Die erweiterte Grundbesitzkürzung kann daher nicht gewährt werden, wenn das letzte Grundstück vor Ablauf des Erhebungszeitraums veräußert wird und damit nicht mehr ausschließlich [eigener] Grundbesitz verwaltet und genutzt wird, BFH vom 26.02.2014 – I R 6/13, BFH/NV 2014, 1400.

[Hinweis: Die Auffassung von Jesse, FR 2004, 1085, 1093, dass die erweiterte Kürzung keinen Zeitraumbezug aufweist überzeugt das Gericht ebenso wenig wie die Auffassung von Schlegel, NWB 2012, 4223, 4225, der die nachlaufende Verwaltung von Kapitalvermögen genügen lassen will, sofern das Vermögen aus der Vermietungstätigkeit stammt. Dabei stützt sich das Gericht auf die Rechtsprechung des BFH vom 29.03.1973 – I R 199/72, BStBl. 1973 II 563, aus der sich bereits ein Zeitraumbezug der erweiterten Kürzung ergibt. Zudem spricht der Wortlaut der Norm gegen die Unschädlichkeit der nachlaufenden Kapitalvermögensverwaltung, da diese nicht „neben“ der Verwaltung und Nutzung eigenen Grundbesitzes erfolgt.]

Zur Frage welcher Zeitpunkt für die Bestimmung des Zeitraums der Verwaltung und Nutzung des eigenen Grundbesitzes bei Hinzuerwerb und Veräußerung von Immobilien maßgeblich sind, führt das Gericht aus, dass hierzu der Übergang von Nutzen und Lasten maßgeblich ist. Bestimmt also der Kaufvertrag, dass Nutzen und Lasten erst zum nächsten 1. des Monats übergehen, fällt der Veräußerungsgewinn erst im Folgemonat und ggfs. im Folgejahr an. Auf der anderen Seite kann durch den Übergang von Nutzen und Lasten zum Zeitpunkt des Ablaufes des Jahres sichergestellt werden, dass der Veräußerungsgewinn noch in das Jahr fällt in dem die Voraussetzungen der erweiterten Grundbesitzkürzung noch vorgelegen haben.

Maßgeblich sind dabei die tatsächlichen Verhältnisse und nicht das Bestreben alsbald wieder eine Immobilie zu erwerben. Allein ein Bestreben begründet keine Verwaltung und Nutzung, BFH vom 26.02.2014 – I R 6/13, BFH/NV 2014, 1400.
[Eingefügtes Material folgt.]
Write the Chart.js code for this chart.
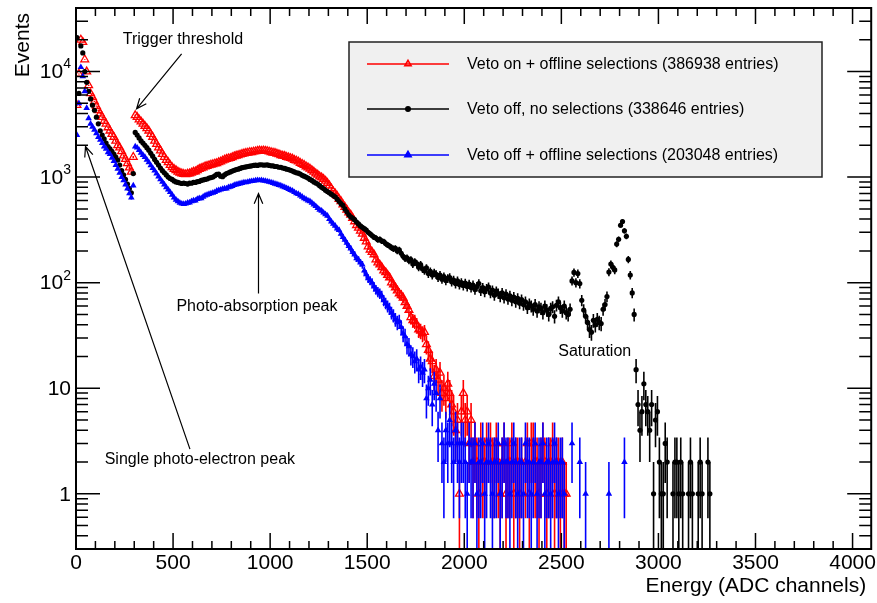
<!DOCTYPE html>
<html lang="en">
<head>
<meta charset="UTF-8" />
<title>Energy spectrum</title>
<script src="https://cdn.jsdelivr.net/npm/chart.js"></script>
<style>
  html, body { margin: 0; padding: 0; background: #fff; }
  #wrap { width: 877px; height: 603px; }
</style>
</head>
<body>
<div id="wrap"><canvas id="spectrum" width="877" height="603"></canvas></div>

<script>
  // histogram bins, 10 ADC channels each, first bin starts at 0
  const binWidth = 10

  // Veto on + offline selections (null = empty bin), one row = 100 channels
  const vetoOnSel = [
    4800, 9500, 20000, 19000, 13000, 10000, 7400, 6200, 5700, 5200,
    4700, 4300, 4000, 3700, 3400, 3200, 2950, 2750, 2550, 2400,
    2200, 2000, 1900, 1750, 1600, 1480, 1350, 1230, 1120, 1550,
    3850, 3700, 3500, 3350, 3200, 3050, 2900, 2750, 2550, 2400,
    2200, 2050, 1900, 1780, 1650, 1550, 1450, 1380, 1300, 1240,
    1190, 1160, 1120, 1100, 1080, 1070, 1060, 1075, 1080, 1100,
    1120, 1130, 1160, 1190, 1210, 1230, 1260, 1270, 1290, 1310,
    1320, 1340, 1350, 1380, 1400, 1430, 1460, 1480, 1500, 1510,
    1540, 1570, 1590, 1610, 1630, 1650, 1670, 1690, 1700, 1720,
    1720, 1740, 1750, 1770, 1780, 1770, 1780, 1770, 1760, 1740,
    1720, 1700, 1690, 1660, 1640, 1610, 1590, 1580, 1550, 1530,
    1510, 1490, 1450, 1430, 1400, 1360, 1330, 1300, 1260, 1230,
    1200, 1160, 1120, 1080, 1050, 1010, 990, 960, 920, 880,
    830, 780, 730, 700, 660, 620, 590, 550, 520, 490,
    460, 440, 410, 380, 350, 330, 310, 290, 265, 245,
    220, 205, 195, 185, 165, 155, 148, 140, 130, 125,
    118, 112, 100, 96, 90, 84, 79, 76, 72, 65,
    60, 55, 47, 44, 43, 40, 36, 35, 33, 34,
    26, 23, 19, 18, 13, 15, 12, 14, 9, 10,
    8, 11, 9, 7, 6, 4, 5, 1, 6, 9,
    5, 6, 3, 5, 2, 3, 2, 1, 3, 2,
    2, 3, null, 3, 2, 2, 3, 2, 1, 2,
    3, 1, 2, 2, 3, 1, 2, 2, 1, 2,
    null, 2, 3, 1, 3, 3, 2, 2, 1, 2,
    3, 2, 1, 2, 2, 3, 1, 2, 2, 1,
    2, 1, 1
  ]

  // Veto off, no selections
  const vetoOffAll = [
    21000, 6200, 17500, 15000, 10000, 7900, 6500, 5500, 4800, 4300,
    3700, 3200, 2750, 2500, 2300, 2100, 1950, 1850, 1750, 1650,
    1550, 1450, 1300, 1150, 1050, 950, 860, 780, 710, 1080,
    2650, 2500, 2350, 2200, 2100, 2000, 1900, 1800, 1680, 1580,
    1470, 1380, 1300, 1220, 1150, 1100, 1050, 1000, 970, 950,
    920, 900, 890, 880, 870, 880, 870, 860, 880, 875,
    890, 890, 905, 910, 930, 940, 950, 960, 980, 990,
    1000, 1030, 1060, 1070, 1020, 1010, 1050, 1080, 1100, 1120,
    1140, 1160, 1180, 1190, 1210, 1230, 1240, 1250, 1260, 1270,
    1280, 1290, 1300, 1290, 1310, 1310, 1300, 1300, 1310, 1290,
    1280, 1280, 1260, 1260, 1240, 1240, 1220, 1210, 1190, 1180,
    1160, 1140, 1120, 1100, 1090, 1070, 1040, 1020, 1000, 980,
    950, 930, 900, 880, 860, 830, 800, 780, 750, 730,
    710, 690, 670, 650, 620, 590, 560, 540, 500, 470,
    440, 420, 410, 395, 375, 360, 345, 335, 325, 315,
    300, 290, 280, 270, 265, 255, 258, 248, 245, 235,
    228, 222, 215, 210, 212, 200, 205, 190, 178, 170,
    172, 162, 165, 150, 158, 152, 140, 148, 135, 130,
    138, 122, 128, 118, 124, 120, 112, 118, 108, 114,
    105, 110, 112, 102, 106, 98, 104, 96, 100, 94,
    99, 92, 97, 90, 95, 86, 92, 98, 84, 90,
    82, 88, 91, 80, 85, 76, 83, 79, 74, 80,
    72, 78, 70, 75, 68, 73, 66, 71, 64, 69,
    62, 66, 58, 63, 60, 56, 62, 54, 59, 57,
    52, 60, 55, 50, 57, 59, 48, 61, 66, 58,
    54, 60, 52, 50, 56, 104, 125, 100, 122, 98,
    68, 55, 48, 42, 36, 34, 44, 40, 45, 42,
    41, 56, 62, 74, 126, 150, 140, 132, 232, 258,
    350, 380, 310, 275, 166, 118, 80, 50, 15, 7,
    4, 6, 11, 7, 6, 4, 7, 1, 5, 6,
    2, 1, 1, 3, 2, null, null, 1, 2, 2,
    1, 2, 1, null, null, 1, 2, 1, null, null,
    1, 2, 1, null, null, 2, 1
  ]

  // Veto off + offline selections
  const vetoOffSel = [
    2500, 5000, 11000, 9000, 6500, 4500, 3600, 3200, 3000, 2800,
    2600, 2400, 2250, 2100, 1950, 1850, 1720, 1650, 1520, 1420,
    1300, 1200, 1100, 1000, 930, 850, 780, 700, 640, 830,
    1950, 1900, 1800, 1700, 1620, 1550, 1460, 1380, 1290, 1220,
    1150, 1080, 1010, 950, 900, 850, 800, 760, 720, 680,
    640, 610, 590, 570, 560, 555, 560, 570, 575, 590,
    600, 600, 620, 630, 630, 650, 670, 680, 690, 700,
    710, 720, 740, 750, 760, 770, 780, 780, 800, 810,
    820, 840, 850, 860, 870, 880, 890, 890, 900, 910,
    915, 920, 930, 935, 930, 935, 925, 920, 910, 900,
    890, 880, 865, 855, 840, 830, 815, 800, 785, 770,
    755, 740, 720, 700, 690, 670, 650, 630, 615, 600,
    590, 570, 550, 530, 510, 490, 480, 460, 445, 430,
    400, 380, 360, 345, 325, 315, 290, 270, 255, 238,
    222, 210, 195, 185, 170, 165, 155, 148, 130, 120,
    110, 105, 100, 92, 86, 82, 79, 75, 68, 64,
    60, 57, 52, 49, 45, 42, 43, 38, 33, 31,
    26, 25, 21, 20, 18, 19, 15, 16, 14, 15,
    8, 10, 12, 7, 11, 9, 4, 8, 3, 2,
    4, 3, 5, 3, 2, 4, 3, 2, 3, 3,
    2, 1, 3, 2, 2, 3, 1, 2, 2, 3,
    1, 2, 3, 2, 1, 2, 2, 3, 1, 2,
    3, 2, 2, 1, 2, 3, 2, 1, 2, 2,
    1, 3, 2, 2, 1, 2, 3, 1, 2, 2,
    3, 1, 2, 2, 1, 2, 3, 2, 1, 2,
    2, 1, null, null, null, 3, null, null, null, 2,
    null, null, 1, null, null, null, null, null, null, null,
    null, null, null, null, 1, null, null, null, null, null,
    null, null, 2
  ]

  const seriesLabels = [
    "Veto on + offline selections (386938 entries)",
    "Veto off, no selections (338646 entries)",
    "Veto off + offline selections (203048 entries)"
  ]

  const xTickLabels = [0, 500, 1000, 1500, 2000, 2500, 3000, 3500, 4000]
  const yTickExponents = [0, 1, 2, 3, 4] // 1, 10, 10^2 ...

  // text notes and arrows, in data coordinates (channel, events)
  const notes = [
    { text: "Trigger threshold", x: 551, y: 20100 },
    { text: "Photo-absorption peak", x: 932, y: 60 },
    { text: "Single photo-electron peak", x: 638, y: 2.09 },
    { text: "Saturation", x: 2672, y: 22.4 }
  ]
  const arrows = [
    { from: [544, 14700], to: [312, 4440] },
    { from: [940, 79], to: [940, 697] },
    { from: [587, 2.65], to: [49, 1950] }
  ]

  const FONT = '"Liberation Sans", Arial, Helvetica, sans-serif'

  function toPoints(values) {
    const pts = []
    for (let i = 0; i < values.length; i++) {
      if (values[i] === null) continue
      pts.push({ x: i * binWidth + binWidth / 2, y: values[i] })
    }
    return pts
  }

  // sqrt(N) bars, drawn just under each set of markers
  const errorBars = {
    id: "errorBars",
    beforeDatasetDraw(chart, args) {
      const ds = chart.data.datasets[args.index]
      const xs = chart.scales.x, ys = chart.scales.y
      const a = chart.chartArea
      const ctx = chart.ctx
      ctx.save()
      ctx.beginPath()
      ctx.rect(a.left, a.top, a.right - a.left, a.bottom - a.top)
      ctx.clip()
      ctx.strokeStyle = ds.borderColor
      ctx.lineWidth = 1.6
      ctx.beginPath()
      ds.data.forEach(function (p) {
        const err = Math.sqrt(p.y)
        const px = xs.getPixelForValue(p.x)
        const top = ys.getPixelForValue(p.y + err)
        const bottom = p.y - err > 0 ? ys.getPixelForValue(p.y - err) : a.bottom
        ctx.moveTo(px, top)
        ctx.lineTo(px, bottom)
      })
      ctx.stroke()
      ctx.restore()
    }
  }

  // frame, inward ticks on all four sides, labels, titles
  const rootAxes = {
    id: "rootAxes",
    afterDraw(chart) {
      const ctx = chart.ctx, a = chart.chartArea
      const xs = chart.scales.x, ys = chart.scales.y
      ctx.save()
      ctx.strokeStyle = "#000"
      ctx.lineWidth = 1.5
      ctx.beginPath()
      for (let v = 0; v <= xs.max; v += 100) {
        const px = xs.getPixelForValue(v)
        const len = v % 500 === 0 ? 16 : 8
        ctx.moveTo(px, a.bottom); ctx.lineTo(px, a.bottom - len)
        ctx.moveTo(px, a.top); ctx.lineTo(px, a.top + len)
      }
      for (let e = -1; e <= 4; e++) {
        for (let m = 1; m <= 9; m++) {
          const v = m * Math.pow(10, e)
          if (v < ys.min || v > ys.max) continue
          const py = ys.getPixelForValue(v)
          const len = m === 1 ? 24 : 12
          ctx.moveTo(a.left, py); ctx.lineTo(a.left + len, py)
          ctx.moveTo(a.right, py); ctx.lineTo(a.right - len, py)
        }
      }
      ctx.stroke()

      ctx.lineWidth = 2
      ctx.strokeRect(a.left, a.top, a.right - a.left, a.bottom - a.top)

      ctx.fillStyle = "#000"
      ctx.font = "21px " + FONT
      ctx.textAlign = "center"
      ctx.textBaseline = "top"
      xTickLabels.forEach(function (v) {
        ctx.fillText(String(v), xs.getPixelForValue(v), a.bottom + 4)
      })

      ctx.textBaseline = "middle"
      yTickExponents.forEach(function (e) {
        const py = ys.getPixelForValue(Math.pow(10, e))
        const right = a.left - 5
        ctx.textAlign = "right"
        if (e < 2) {
          ctx.font = "21px " + FONT
          ctx.fillText(e === 0 ? "1" : "10", right, py + 1)
        } else {
          ctx.font = "14px " + FONT
          const supW = ctx.measureText(String(e)).width
          ctx.fillText(String(e), right, py - 7)
          ctx.font = "21px " + FONT
          ctx.fillText("10", right - supW, py + 1)
        }
      })

      ctx.font = "21px " + FONT
      ctx.textAlign = "right"
      ctx.textBaseline = "alphabetic"
      ctx.fillText("Energy (ADC channels)", a.right - 5, 592)

      ctx.save()
      ctx.translate(29, a.top + 5)
      ctx.rotate(-Math.PI / 2)
      ctx.textAlign = "right"
      ctx.fillText("Events", 0, 0)
      ctx.restore()
      ctx.restore()
    }
  }

  // annotations and the legend box
  const extras = {
    id: "extras",
    afterDraw(chart) {
      const ctx = chart.ctx
      const xs = chart.scales.x, ys = chart.scales.y
      ctx.save()
      ctx.fillStyle = "#000"
      ctx.font = "16px " + FONT
      ctx.textAlign = "center"
      ctx.textBaseline = "middle"
      notes.forEach(function (n) {
        ctx.fillText(n.text, xs.getPixelForValue(n.x), ys.getPixelForValue(n.y))
      })

      ctx.strokeStyle = "#000"
      ctx.lineWidth = 1.2
      arrows.forEach(function (ar) {
        const x1 = xs.getPixelForValue(ar.from[0]), y1 = ys.getPixelForValue(ar.from[1])
        const x2 = xs.getPixelForValue(ar.to[0]), y2 = ys.getPixelForValue(ar.to[1])
        const ang = Math.atan2(y2 - y1, x2 - x1)
        ctx.beginPath()
        ctx.moveTo(x1, y1)
        ctx.lineTo(x2, y2)
        ctx.moveTo(x2 - 11 * Math.cos(ang - 0.4), y2 - 11 * Math.sin(ang - 0.4))
        ctx.lineTo(x2, y2)
        ctx.lineTo(x2 - 11 * Math.cos(ang + 0.4), y2 - 11 * Math.sin(ang + 0.4))
        ctx.stroke()
      })

      // legend
      const box = { left: 349, top: 42, right: 822, bottom: 177 }
      ctx.fillStyle = "#f0f0f0"
      ctx.fillRect(box.left, box.top, box.right - box.left, box.bottom - box.top)
      ctx.strokeStyle = "#222"
      ctx.lineWidth = 1.5
      ctx.strokeRect(box.left, box.top, box.right - box.left, box.bottom - box.top)

      const rows = [64, 109, 155]
      chart.data.datasets.forEach(function (ds, i) {
        const y = rows[i]
        ctx.strokeStyle = ds.borderColor
        ctx.lineWidth = 1.6
        ctx.beginPath()
        ctx.moveTo(367, y)
        ctx.lineTo(449, y)
        ctx.stroke()
        ctx.fillStyle = ds.backgroundColor
        Chart.helpers.drawPoint(ctx, {
          pointStyle: ds.pointStyle,
          radius: ds.pointStyle === "circle" ? 2.2 : 3.6,
          rotation: 0,
          borderWidth: 1.3
        }, 408, y)
        ctx.fillStyle = "#000"
        ctx.font = "16px " + FONT
        ctx.textAlign = "left"
        ctx.textBaseline = "middle"
        ctx.fillText(ds.label, 467, y + 1)
      })
      ctx.restore()
    }
  }

  const ctx = document.getElementById("spectrum").getContext("2d")

  new Chart(ctx, {
    type: "scatter",
    data: {
      datasets: [
        {
          label: seriesLabels[0],
          data: toPoints(vetoOnSel),
          borderColor: "#ff0000",
          backgroundColor: "rgba(0,0,0,0)",
          pointStyle: "triangle",
          pointRadius: 4.5,
          pointBorderWidth: 1.3,
          order: 3
        },
        {
          label: seriesLabels[1],
          data: toPoints(vetoOffAll),
          borderColor: "#000000",
          backgroundColor: "#000000",
          pointStyle: "circle",
          pointRadius: 2.6,
          pointBorderWidth: 0,
          order: 2
        },
        {
          label: seriesLabels[2],
          data: toPoints(vetoOffSel),
          borderColor: "#0000ff",
          backgroundColor: "#0000ff",
          pointStyle: "triangle",
          pointRadius: 3.8,
          pointBorderWidth: 0,
          order: 1
        }
      ]
    },
    options: {
      responsive: false,
      animation: false,
      devicePixelRatio: 1,
      events: [],
      layout: { padding: { left: 76, top: 8, right: 5, bottom: 54 } },
      scales: {
        x: { type: "linear", min: 0, max: 4096, display: false },
        y: { type: "logarithmic", min: 0.3, max: 40000, display: false }
      },
      plugins: {
        legend: { display: false },
        tooltip: { enabled: false }
      }
    },
    plugins: [errorBars, rootAxes, extras]
  })
</script>
</body>
</html>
Anders liegt der Fall möglicherweise, wenn der schuldrechtliche Erwerb des zweiten Grundstücks vor der Veräußerung des ersten Grundstücks erfolgt und allein der Übergang von Nutzen und Lasten zu einer grundbesitzlosen Zeit führt, FG München vom 29.02.2016 – 7 K 1109/14, EFG 2016, 932.

Letztlich führt der Zeitraumbezug auch nicht zu einer Benachteiligung kleinerer Immobiliengesellschaften, da es anerkannt ist, dass durch die Entprägung einer Immobiliengesellschaft die sachliche Gewerbesteuerpflicht der Gesellschaft und damit auch der Erhebungszeitraum endet, so dass zum einen die ausschließliche Verwaltung und Nutzung eigenen Grundbesitzes in zeitlicher Hinsicht erfolgt und zum anderen der Veräußerungsgewinn nicht mehr der Gewerbesteuer unterliegt, FG Berlin-Brandenburg vom 13.08.2019 – 8 K 8310/15.